The entry model uses Y/C or composite video, along with RCA or phone audio inputs; component and balanced XLR inputs—and more of them—will be added in the subsequent models. But for your own peace of mind, time management is one of the TriCaster’s consistent features—it really can help you manage your production time, reduce your workload, and enhance your output.
TriCaster lists for $4,995; PRO for $6,995; and TriCaster STUDIO (just introduced at NAB in April) shipped recently at $9,995 MSRP.
The Edirol V-44-SW ($9,995 list; HD is $12,995) video mixer and live-switcher system can support SD, RGB, and HD signals, and as such is a very capable multi-screen video-wall presentation tool.
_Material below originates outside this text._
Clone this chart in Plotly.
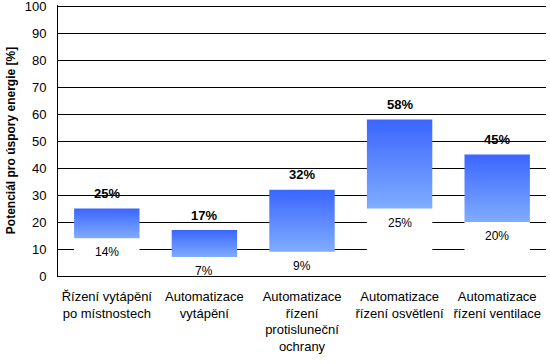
import plotly.graph_objects as go

categories = [
    "Řízení vytápění<br>po místnostech",
    "Automatizace<br>vytápění",
    "Automatizace<br>řízení<br>protisluneční<br>ochrany",
    "Automatizace<br>řízení osvětlení",
    "Automatizace<br>řízení ventilace",
]
low_values = [14, 7, 9, 25, 20]
high_values = [25, 17, 32, 58, 45]
y_ticks = list(range(0, 101, 10))

BAR_W = 0.67
FONT = "Liberation Sans, Arial, sans-serif"

fig = go.Figure()
xs = list(range(len(categories)))

# white base bars (hide gridlines beneath floating bars)
fig.add_trace(go.Bar(
    x=xs, y=low_values, width=BAR_W,
    marker=dict(color="white", line=dict(width=0)),
    hoverinfo="skip", showlegend=False,
))

# floating gradient bars
for i, (lo, hi) in enumerate(zip(low_values, high_values)):
    fig.add_trace(go.Scatter(
        x=[i - BAR_W / 2, i + BAR_W / 2, i + BAR_W / 2, i - BAR_W / 2, i - BAR_W / 2],
        y=[lo, lo, hi, hi, lo],
        mode="lines", line=dict(width=0),
        fill="toself",
        fillgradient=dict(type="vertical",
                          colorscale=[[0, "#80acff"], [1, "#3a66ff"]]),
        hoverinfo="skip", showlegend=False,
    ))

annotations = []
for i, (lo, hi) in enumerate(zip(low_values, high_values)):
    annotations.append(dict(
        x=i, y=hi, text=f"{hi}%", showarrow=False, yshift=15,
        font=dict(family=FONT, size=13, color="black", weight="bold"),
    ))
    annotations.append(dict(
        x=i, y=lo, text=f"{lo}%", showarrow=False, yshift=-14,
        font=dict(family=FONT, size=12, color="black"),
    ))

fig.update_layout(
    width=550, height=364,
    margin=dict(l=58, r=4, t=5, b=88, autoexpand=False),
    paper_bgcolor="white", plot_bgcolor="white",
    barmode="overlay",
    annotations=annotations,
    xaxis=dict(
        range=[-0.5, len(categories) - 0.5],
        tickvals=xs, ticktext=categories,
        tickfont=dict(family=FONT, size=13, color="black"),
        showgrid=False, zeroline=False,
        showline=True, linecolor="black", linewidth=1,
        ticks="", ticklabelstandoff=8, automargin=False,
        ticklabeloverflow="allow",
    ),
    yaxis=dict(
        range=[0, 100.4], tickvals=y_ticks,
        tickfont=dict(family=FONT, size=13, color="black"),
        showgrid=True, gridcolor="black", gridwidth=1,
        zeroline=False, showline=True, linecolor="black", linewidth=1,
        ticks="", ticklabelstandoff=8, automargin=False,
        ticklabeloverflow="allow",
        title=dict(text="Potenciál pro úspory energie [%]",
                   font=dict(family=FONT, size=12, color="black", weight="bold"),
                   standoff=6),
    ),
)

fig.write_html("out.html", config={"displayModeBar": False},
               post_script="document.body.style.margin='0';")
Cuts, dissolves, wipes, keys, PiPs, and soft-edge effects are among the available transitions.
The rackmount SW unit can be remote-controlled via MIDI or RS-232C serial interface, and can work as a slave unit. Interestingly, Edirol`s dedicated portable audio recording system, the R-4, has a video angle to it that should not be ignored. While the R-4 (street-priced around $1,200) is strong for audio-only recording on location (direct to internal HDD or external device), it can be connected to a digital video camera, and synced up to record when triggered by the camera’s own Start/Stop button.
That’s one way to get six channels of audio (two on the camera, four on the R-4), which can be very handy for shoots with important ambient audio, multiple speakers, and various sound sources—in other words, the kind of shoot wedding and event videographers do all the time.
Equipped with a 40GB hard disk drive, the R-4 can record up to 17 hours at maximum sound quality or up to 58 hours at CD quality (operators can choose among 16-bit or 24-bit quantization and sampling rates of 44.1, 48, or 96kHz). Data is saved as WAV files.
The four XLR/phone combo jacks come with switchable phantom power and a choice of mono, stereo, stereo X 2, or four-channel recording. Digital input/output is provided.
Lee Rickwood is a media consultant and freelance writer.